ItalianGerry6 September 2006
Warning: Spoilers
"La ragazza del bersagliere" is a pleasant, semi-frivolous love story about the romance between Anita, a barber in a town in Emilia, and Salvatore, a Neapolitan "bersagliere" sharpshooter from a nearby military camp. They are played with a modicum of chemistry by Graziella Granata and Antonio Casagrande. She's had romances with many of the locals, but it is Antonio who captures her heart. They plan to marry, prepare a home together. Trouble is, he dies in a rather silly drowning accident after too much eating.

He doesn't leave her though, and that is the central gimmick of this contrived movie, but she and his constantly appearing ghost continue the romance, with Salvatore preventing any other serious attachment between Anita and other men in the town. When the girl finally does almost marry another man, Salvatore interrupts the wedding, and Anita runs off, is shot on the army rifle range, and is able to join her ghostly love in Purgatory. She herself is destined for heaven and so must commit a little mental peccadillo to be with him from the start.

While this film is quite watchable, it hardly rises to any level of art or even good entertainment, and has all the weight of a TV situation comedy.
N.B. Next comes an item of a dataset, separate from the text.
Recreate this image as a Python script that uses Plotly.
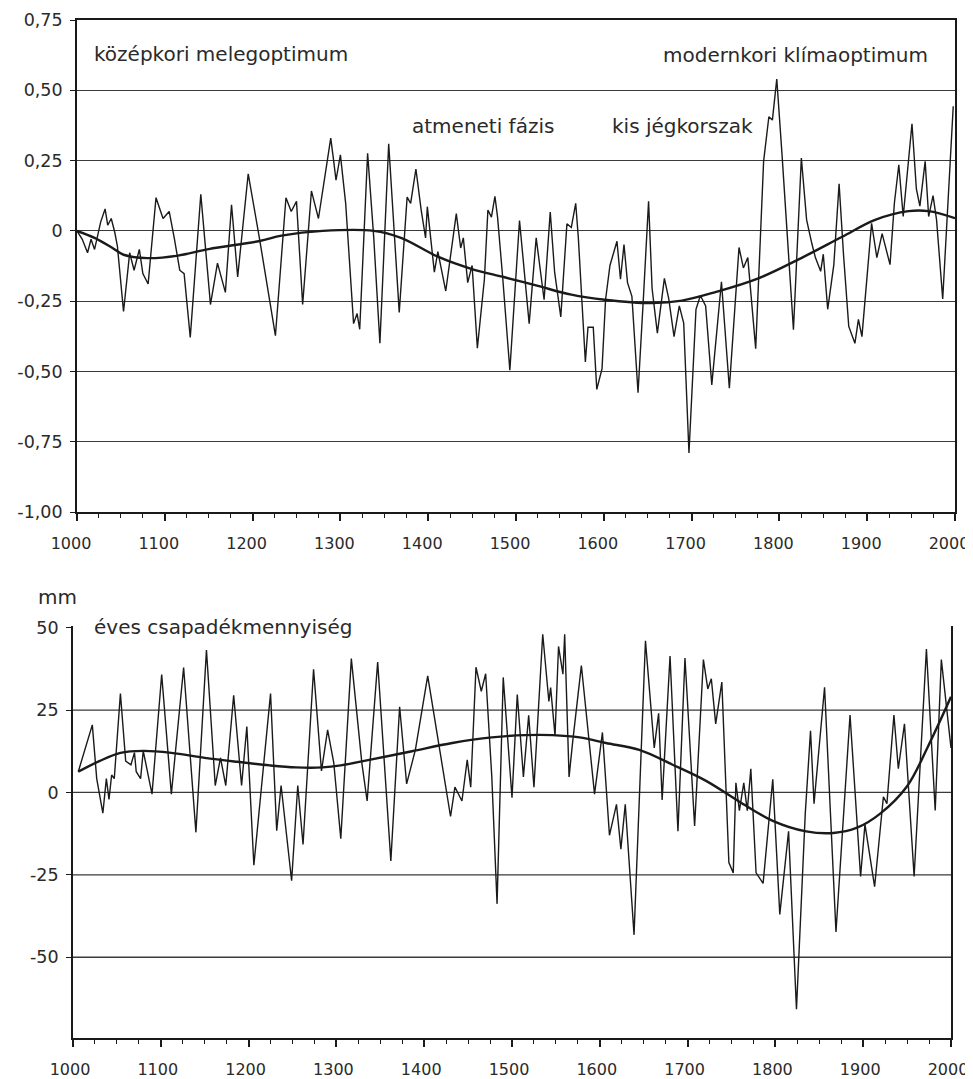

The subordinate cast is pretty decent in thankless roles, particularly Rossano Brazzi, Franca Valeri, Renato Salvatori, and Vittorio Caprioli.

Director Alessandro Blasetti's greatest films were made from the 1930s to the 1950s, with special nods to "1860," "Ettore Fieramosca," "The Iron Crown," "Quattro passi fra le nuvole," which I consider his masterpiece, "Fabiola," and the wonderful Aldo Fabrizi comedy "Prima Comunione." This is a much lesser work than any of those.